Czech Republic should push ETS reform: steel association

The Czech Republic will have its work cut out during its EU presidency in the second half of 2022 to promote reform of the EU Emissions Trading System (ETS) and Carbon Border Adjustment Mechanism (CBAM), says the Czech and Slovak steel association Steel Union. The association finds various aspects of these measures problematic, Kallanish notes.

The European Commission has set a higher relative increase in the emissions reduction target for EU ETS sectors – from 43% to 61% – compared to non-EU ETS sectors – from 29% to 40%. This is despite there being much greater potential for emission reductions in non-ETS sectors, Steel Union says. The Commission also used inadequate data to assess the impact of the EU ETS revision – “We completely lack an impact assessment at Member State level,” the association adds.

Also proposed are the one-off withdrawal of around 120 million allowances and the acceleration of the withdrawal of surplus allowances from the market. Both measures are “unnecessary and harmful, as their only result will be a further artificial increase in the price of allowances at the same level of climate ambition, as well as a faster decrease in free allowances available in the system for industry and energy companies,” Steel Union observes.

A further two measures proposed – the reduction in production emission reference values (benchmarks) and reduction in original ETS allocation immediately after the CBAM launch – will hamper steelmaker competitiveness during the transition period.

“Thanks to the new rules, there is a risk that 6 out of 7 steel benchmarks used by 2020 will fall by up to 50%, which would force companies to buy large amounts of expensive allowances instead of investing money in decarbonisation,” Steel Union says. Meanwhile, question marks remain over CBAM as it is yet to be tested. “If CBAM does work, a reduction in the allocation can be considered, but not before 2030, so that companies have enough time and resources to make decarbonisation investments,” the association adds.

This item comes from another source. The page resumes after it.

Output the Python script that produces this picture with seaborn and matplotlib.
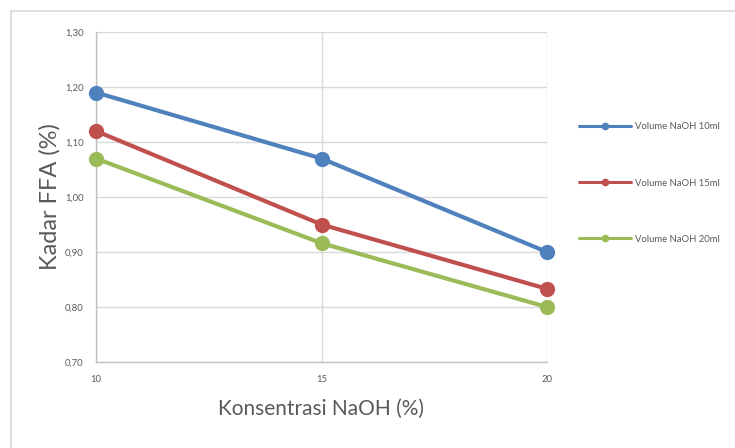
import matplotlib
matplotlib.use("Agg")
import matplotlib.pyplot as plt
import seaborn as sns
import pandas as pd
from matplotlib.lines import Line2D
from matplotlib.patches import Rectangle
from matplotlib.ticker import FuncFormatter

konsentrasi = [10, 15, 20]
series_names = ["Volume NaOH 10ml", "Volume NaOH 15ml", "Volume NaOH 20ml"]
vol10 = [1.19, 1.07, 0.90]
vol15 = [1.12, 0.95, 0.833]
vol20 = [1.07, 0.916, 0.80]
colors = ["#4F81BD", "#C0504D", "#9BBB59"]
y_ticks = [0.70, 0.80, 0.90, 1.00, 1.10, 1.20, 1.30]

rows = []
for name, vals in zip(series_names, [vol10, vol15, vol20]):
    for x, v in zip(konsentrasi, vals):
        rows.append({"x": x, "y": v, "series": name})
df = pd.DataFrame(rows)

sns.set_style("white")
plt.rcParams["font.family"] = ["Lato", "DejaVu Sans"]
text_color = "#595959"

fig = plt.figure(figsize=(7.35, 4.48), dpi=100)
ax = fig.add_axes([96/735, 1-362/448, (547-96)/735, (362-32)/448])

sns.lineplot(data=df, x="x", y="y", hue="series", palette=colors,
             marker="o", markersize=11, linewidth=3, markeredgewidth=0,
             ax=ax, legend=False, zorder=3)

ax.set_xlim(10, 20)
ax.set_ylim(0.70, 1.30)
ax.set_xticks(konsentrasi)
ax.set_yticks(y_ticks)
ax.yaxis.set_major_formatter(FuncFormatter(lambda v, p: f"{v:.2f}".replace(".", ",")))
ax.grid(True, color="#D9D9D9", linewidth=1)
ax.set_axisbelow(True)
for s in ["top", "right"]:
    ax.spines[s].set_visible(False)
for s in ["left", "bottom"]:
    ax.spines[s].set_color("#BFBFBF")
    ax.spines[s].set_linewidth(1)
ax.tick_params(axis="both", length=0, labelsize=6.8, colors=text_color)
ax.tick_params(axis="x", pad=9)
ax.tick_params(axis="y", pad=9)
for line in ax.lines:
    line.set_clip_on(False)

ax.set_xlabel("Konsentrasi NaOH (%)", fontsize=15, color=text_color, labelpad=11)
ax.set_ylabel("Kadar FFA (%)", fontsize=17, color=text_color, labelpad=3)

handles = [Line2D([0], [0], color=c, linewidth=2.2, marker="o", markersize=5.5,
                  markeredgewidth=0) for c in colors]
leg = fig.legend(handles, series_names, loc="center left",
                 bbox_to_anchor=(570/735, 1-183/448), frameon=False,
                 fontsize=6.8, labelcolor=text_color, handlelength=5.6,
                 labelspacing=5.0, handletextpad=0.35)

fig.patches.append(Rectangle((11/735, -0.1), 1.2, 1-11/448+0.1,
                             transform=fig.transFigure, fill=False,
                             edgecolor="#D9D9D9", linewidth=1.2))

fig.savefig("out.png", dpi=100, facecolor="white")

As for the EU Modernisation Fund, 80% not 70% should go towards priority decarbonisation investments, while new natural gas investments should be excluded, Steel Union says. Finally, financial firms should be excluded from ETS trading to prevent unpredictable price rises. “Unlike industry and energy, they [financial firms] do not need allowances, but they see them as a good investment tool, the value of which will continue to rise as the volume of allowances in the market decreases,” the association concludes.